Under risks, the following issues can be considered:

  • Scarcity of Resources/Long-term Viability Damaged: Every company depends on resources that are either directly or indirectly extracted from nature. If a resource, upon which the company depends, is under severe stress, or in the worst case scenario collapses entirely, the company’s long-term viability may be threatened

  • Governmental Regulation: As governments increasingly recognize the importance of biodiversity and sustainability, the risk of heavy legislation becomes increasingly real. In almost all cases, it is more expensive for a company to respond to legislation after the fact than to try to get ahead of the curve before such rules are enacted

  • Negative Corporate Image/Product Boycotts: Companies seen as environmental “villains” can be subjected to intense campaigns and product boycotts, which can have long-lasting negative consequences, resulting in significant loss of market share

  • Loss of Investment: There are increasing numbers of ethical investment funds being developed, which may be unavailable to companies that are not undertaking sustainable environmental practices

  • Clean-up and Compensation Costs: Natural disasters can entail huge and long-lasting clean-up costs that can severely effect a company’s bottom-line. In addition, disasters of this sort can be a major black mark on the reputation of the business involved

  • Insurance Costs: Related to the above points, insurance companies are well aware of the risks associated with environmental degradation, and will pass on associated costs to their consumers

Opportunities

As the trend towards sustainability continues to move forward, the ability to benefit from this momentum becomes ever greater:

  • Increased Market Share: Businesses seen to be green leaders are increasingly being favoured customers. Good corporate practices can often translate, all other things being equal, into better market share. Cost Control: A well managed and streamlined supply chain will often generate cost savings for a company. Knowledge about the origin and processing of purchased resources and products guarantees cost control and environmental impact at the same time

  • Better Relationship with Other Stakeholders: Businesses must deal with local communities, governments, NGOs or other stakeholders. If their practices are sustainable and seen as benefitting the community and environment, their dealings will be that much easier and less costly. Furthermore, regulators will be more inclined to grant licenses to those who have demonstrated positive stewardship of their resources

  • Enhanced Loyalty of Employees: By enhancing their environment footprint and getting their employees directly involved in the process companies generate increased corporate loyalty and benefit from the ideas generated by their staff

  • Long-term Viability of Business: If resources are harvested or extracted in a sustainable fashion, they will be available for the long term, thus allowing businesses to continue operating. New products can also be found through the sustainable use of existing resources (i.e. forest generated products as opposed to simply harvesting the trees for lumber)

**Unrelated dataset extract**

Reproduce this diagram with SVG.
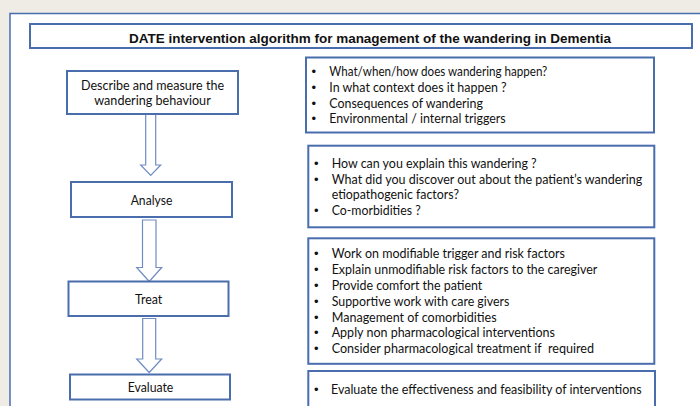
<svg xmlns="http://www.w3.org/2000/svg" width="700" height="406" viewBox="0 0 700 406">
<style>
.frame{fill:#ffffff;stroke:#4a6dae;stroke-width:1.5}
.box{fill:#ffffff;stroke:#4a6dae;stroke-width:2}
.arrow{fill:#ffffff;stroke:#6f8cc4;stroke-width:1.2;stroke-linejoin:miter}
.t{font-family:Lato,"Liberation Sans",sans-serif;font-size:13.3px;fill:#111111}
.b{font-family:"Liberation Sans",Arial,sans-serif;font-size:13px;fill:#111111}
.c{text-anchor:middle}
.title{font-family:"Liberation Sans",Arial,sans-serif;font-size:13px;font-weight:bold;fill:#111111;text-anchor:middle}
</style>
<rect x="0" y="0" width="700" height="406" fill="#efece6"/>
<rect class="frame" x="10" y="13.5" width="700" height="400"/>
<g id="title">
<rect class="box" x="30" y="24" width="662" height="24"/>
<text class="title" x="370" y="42.5" textLength="482" lengthAdjust="spacingAndGlyphs">DATE intervention algorithm for management of the wandering in Dementia</text>
</g>
<g id="connectors">
<polygon class="arrow" points="145.7,114 155.7,114 155.7,165 160.7,165 150.7,175.5 140.7,165 145.7,165"/>
<polygon class="arrow" points="142.5,220 156,220 156,267.5 161.7,267.5 149.2,281.5 136.7,267.5 142.5,267.5"/>
<polygon class="arrow" points="142.7,318.5 155.7,318.5 155.7,359 161.7,359 149.2,372.5 136.7,359 142.7,359"/>
</g>
<g id="describe">
<rect class="box" x="67" y="71" width="171" height="43"/>
<text class="t c" x="152.5" y="89.5" textLength="143" lengthAdjust="spacingAndGlyphs">Describe and measure the</text>
<text class="t c" x="152.5" y="104.5" textLength="116.5" lengthAdjust="spacingAndGlyphs">wandering behaviour</text>
</g>
<g id="analyse">
<rect class="box" x="71" y="182" width="161" height="35"/>
<text class="t c" x="151.5" y="204.5" textLength="41.6" lengthAdjust="spacingAndGlyphs">Analyse</text>
</g>
<g id="treat">
<rect class="box" x="68.5" y="281.5" width="160" height="34.5"/>
<text class="t c" x="148.6" y="303.5" textLength="27.3" lengthAdjust="spacingAndGlyphs">Treat</text>
</g>
<g id="evaluate">
<rect class="box" x="70" y="374.5" width="160" height="25"/>
<text class="t c" x="150.5" y="391.5" textLength="45.6" lengthAdjust="spacingAndGlyphs">Evaluate</text>
</g>
<g id="describe-notes">
<rect class="box" x="306" y="57.5" width="348" height="75"/>
<text class="b" x="311.5" y="76">•</text>
<text class="t" x="329.3" y="76" textLength="218" lengthAdjust="spacingAndGlyphs">What/when/how does wandering happen?</text>
<text class="b" x="311.5" y="92">•</text>
<text class="t" x="329.3" y="92" textLength="177.4" lengthAdjust="spacingAndGlyphs">In what context does it happen ?</text>
<text class="b" x="311.5" y="107.5">•</text>
<text class="t" x="329.3" y="107.5" textLength="153.7" lengthAdjust="spacingAndGlyphs">Consequences of wandering</text>
<text class="b" x="311.5" y="123.3">•</text>
<text class="t" x="329.3" y="123.3" textLength="176.4" lengthAdjust="spacingAndGlyphs">Environmental / internal triggers</text>
</g>
<g id="analyse-notes">
<rect class="box" x="308.3" y="145.7" width="346" height="81.6"/>
<text class="b" x="314" y="167.7">•</text>
<text class="t" x="331.7" y="167.7" textLength="205" lengthAdjust="spacingAndGlyphs">How can you explain this wandering ?</text>
<text class="b" x="314" y="183.7">•</text>
<text class="t" x="331.7" y="183.7" textLength="310.6" lengthAdjust="spacingAndGlyphs">What did you discover out about the patient’s wandering</text>
<text class="t" x="331.7" y="199.4" textLength="127.3" lengthAdjust="spacingAndGlyphs">etiopathogenic factors?</text>
<text class="b" x="314" y="215.2">•</text>
<text class="t" x="331.7" y="215.2" textLength="89" lengthAdjust="spacingAndGlyphs">Co-morbidities ?</text>
</g>
<g id="treat-notes">
<rect class="box" x="308.3" y="238.3" width="346" height="125.5"/>
<text class="b" x="314" y="258">•</text>
<text class="t" x="331.7" y="258" textLength="233.3" lengthAdjust="spacingAndGlyphs">Work on modifiable trigger and risk factors</text>
<text class="b" x="314" y="274">•</text>
<text class="t" x="331.7" y="274" textLength="265.6" lengthAdjust="spacingAndGlyphs">Explain unmodifiable risk factors to the caregiver</text>
<text class="b" x="314" y="290">•</text>
<text class="t" x="331.7" y="290" textLength="150.6" lengthAdjust="spacingAndGlyphs">Provide comfort the patient</text>
<text class="b" x="314" y="305.7">•</text>
<text class="t" x="331.7" y="305.7" textLength="177.6" lengthAdjust="spacingAndGlyphs">Supportive work with care givers</text>
<text class="b" x="314" y="321.5">•</text>
<text class="t" x="331.7" y="321.5" textLength="165" lengthAdjust="spacingAndGlyphs">Management of comorbidities</text>
<text class="b" x="314" y="337.3">•</text>
<text class="t" x="331.7" y="337.3" textLength="223.3" lengthAdjust="spacingAndGlyphs">Apply non pharmacological interventions</text>
<text class="b" x="314" y="353">•</text>
<text class="t" x="331.7" y="353" textLength="262.3" lengthAdjust="spacingAndGlyphs" xml:space="preserve">Consider pharmacological treatment if  required</text>
</g>
<g id="evaluate-notes">
<rect class="box" x="308.3" y="371" width="346.7" height="40"/>
<text class="b" x="314" y="393.5">•</text>
<text class="t" x="331" y="393.5" textLength="310.7" lengthAdjust="spacingAndGlyphs">Evaluate the effectiveness and feasibility of interventions</text>
</g>
</svg>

  • Creation of New Products (Bio-Prospecting/Bio-Mimicry): Many new technologies have been inspired by natural processes. This requires intensive study and time. Degradation of biodiversity can remove these natural inventions before they can be discovered, let alone understood. Additionally, new pharmaceutical and agrifood products are just waiting to be discovered, but without viable ecological systems to support them, they too can be lost

There is no “silver bullet” that will make a business sustainable overnight and at zero cost. The process requires some work and effort, and likely – at least initially - the expenditure of resources. This can be seen as the cost of doing business in a changing economy. These upfront expenditures will eventually result in a leaner, more sustainable, and more profitable business model.

Aside from the various tools and mechanisms that can help businesses make the transition to sustainability, the CBD Secretariat has been involved in facilitating the development of the Global Partnership for Business and Biodiversity.